■ **What you need to do**:
The lines from the top of the material below through the line containing "100, interval: 20" are to be printed exactly, with pictures omitted.

■ **Dataset extract**:
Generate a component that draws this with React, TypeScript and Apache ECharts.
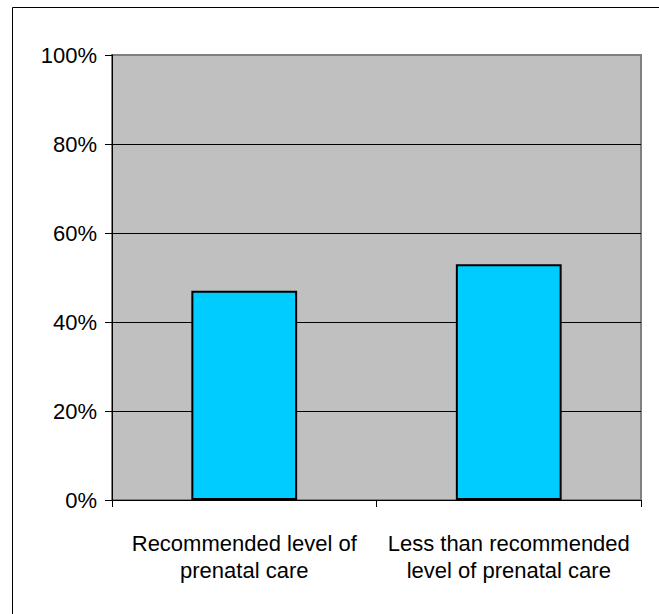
import React, { useEffect, useRef } from "react";
import * as echarts from "echarts";

const categories: string[] = [
  "Recommended level of\nprenatal care",
  "Less than recommended\nlevel of prenatal care",
];
const values: number[] = [47, 53];
const yTicks = { min: 0, max: 100, interval: 20 };

export default function App() {
  const ref = useRef<HTMLDivElement | null>(null);
  useEffect(() => {
    if (!ref.current) return;
    const chart = echarts.init(ref.current, null, { renderer: "svg" });
    const font = '"Liberation Sans", Arial, sans-serif';
    chart.setOption({
      animation: false,
      backgroundColor: "#ffffff",
      textStyle: { fontFamily: font, color: "#000" },
      graphic: [
        {
          type: "rect",
          shape: { x: 12.5, y: 7.5, width: 800, height: 800 },
          style: { fill: "none", stroke: "#000", lineWidth: 1 },
          silent: true,
        },
      ],
      grid: {
        left: 112,
        top: 55,
        width: 529,
        height: 445,
        show: true,
        backgroundColor: "#c0c0c0",
        borderColor: "#808080",
        borderWidth: 2,
        containLabel: false,
      },
      xAxis: {
        type: "category",
        data: categories,
        axisLine: { show: true, lineStyle: { color: "#000", width: 1 } },
        axisTick: { show: true, length: 7, lineStyle: { color: "#000" } },
        axisLabel: {
          interval: 0,
          margin: 30,
          fontSize: 22,
          lineHeight: 27,
          color: "#000",
          fontFamily: font,
          align: "center",
        },
      },
      yAxis: {
        type: "value",
        min: yTicks.min,
        max: yTicks.max,
        interval: yTicks.interval,
        axisLine: { show: true, lineStyle: { color: "#000", width: 1 } },
        axisTick: { show: true, length: 7, lineStyle: { color: "#000" } },
        axisLabel: {
          formatter: "{value}%",
          margin: 15,
          fontSize: 22,
          color: "#000",
          fontFamily: font,
        },
        splitLine: {
          show: true,
          showMinLine: false,
          showMaxLine: false,
          lineStyle: { color: "#000", width: 1 },
        },
      },
      series: [
        {
          type: "bar",
          data: values,
          barCategoryGap: "60%",
          itemStyle: {
            color: "#00ccff",
            borderColor: "#000",
            borderWidth: 2,
          },
        },
      ],
    });
    return () => chart.dispose();
  }, []);
  return (
    <div
      ref={ref}
      style={{ position: "fixed", left: 0, top: 0, width: 659, height: 614 }}
    />
  );
}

■ **Result below**:
Generate a component that draws this with React, TypeScript and Apache ECharts.
import React, { useEffect, useRef } from "react";
import * as echarts from "echarts";

const categories: string[] = [
  "Recommended level of\nprenatal care",
  "Less than recommended\nlevel of prenatal care",
];
const values: number[] = [47, 53];
const yTicks = { min: 0, max: 100, interval: 20 };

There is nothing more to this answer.